All of us have a few preferred
roles.
4) Social conflict establishes and
enforces the rules of the group.
In many ways, rule enforcement is a subset of identity enforcement. A group without rules and norms isn’t
an identifiable group at all.
Further, the rules that are
enforced do not need to make sense and are often ‘carriers’ for tribal
identity. All people in history
ate. There is no identity in
that. What they eat, how they
prepared it and what it is served on or in, those make up pieces of culture.
When someone breaks rules, it may
be a challenge to the group’s cohesion or a challenge to the group’s
survival. In more primitive,
marginal times there wasn’t a lot of distinction between those things. A group at odds with itself had a much
harder time surviving.
5) Social conflict, specifically
having mechanisms to deal with social conflict, are intended to keep the group
going with minimal change. Even
something as egregiously dysfunctional as the abuse cycle of domestic violence
serves this function. As long as
the pattern is repeated, the group is stable.

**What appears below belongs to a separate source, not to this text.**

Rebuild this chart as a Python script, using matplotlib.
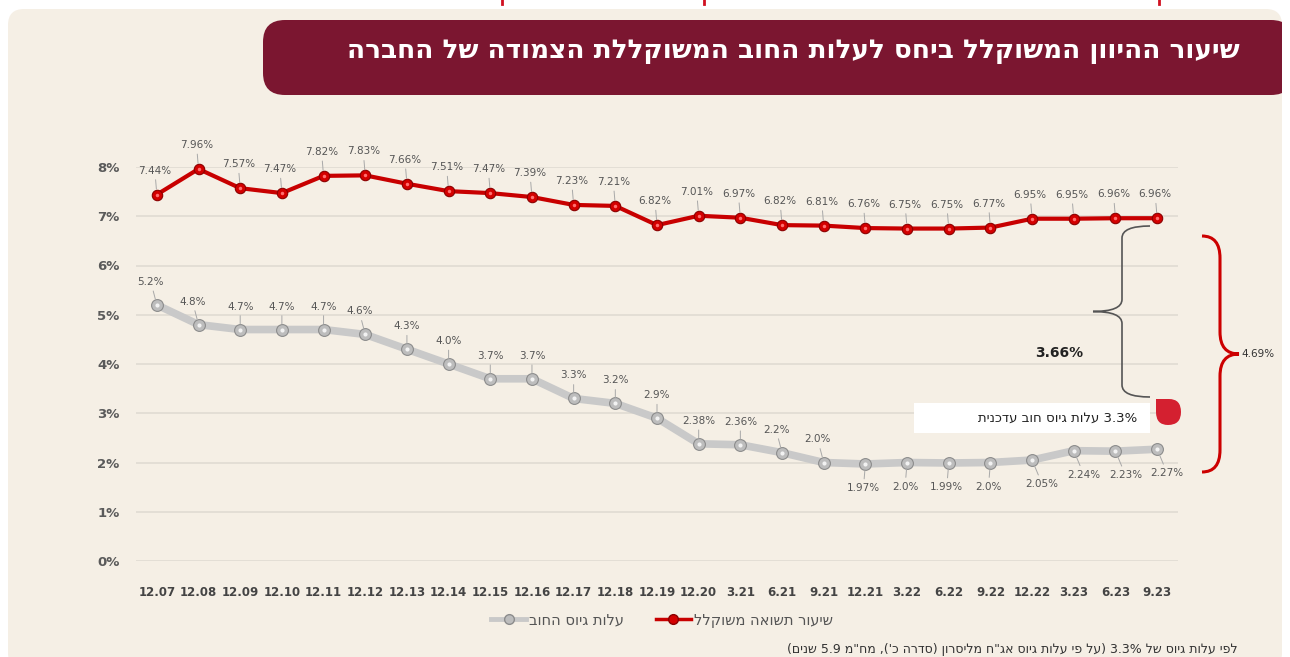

It seems illogical, but dying for
the group is a time-honored tradition.
We could not have soldiers without this part of the human
condition. No firemen would brave
flames or cops go on patrol. The
dynamic that keeps a woman in an abusive relationship is the same.
Very few of the patterns of social
violence result in anything approaching the violence of even casual asocial
attacks. The human instinct to
fistfight, for instance, pits fragile hand bones against the skull. Hands are broken quite often but life-threatening
injury is usually by falling and hitting an object.
There are exceptions, however, and
those will be addressed in future articles.
Social violence follows specific, recognizable patterns:
- The Monkey Dance (for status, to establish access)
- The
Group Monkey Dance (Boundary setting; bonding or betrayal)
- The
Educational Beat Down (rules enforcement)
- The
Status Seeking Show: The exception.
Details to think about:
Most of the patterns are not dangerous.
Insecurity raises the potential for violence
Othering turns it asocial (Rwanda)
In modern society, all people are members of several tribes at once.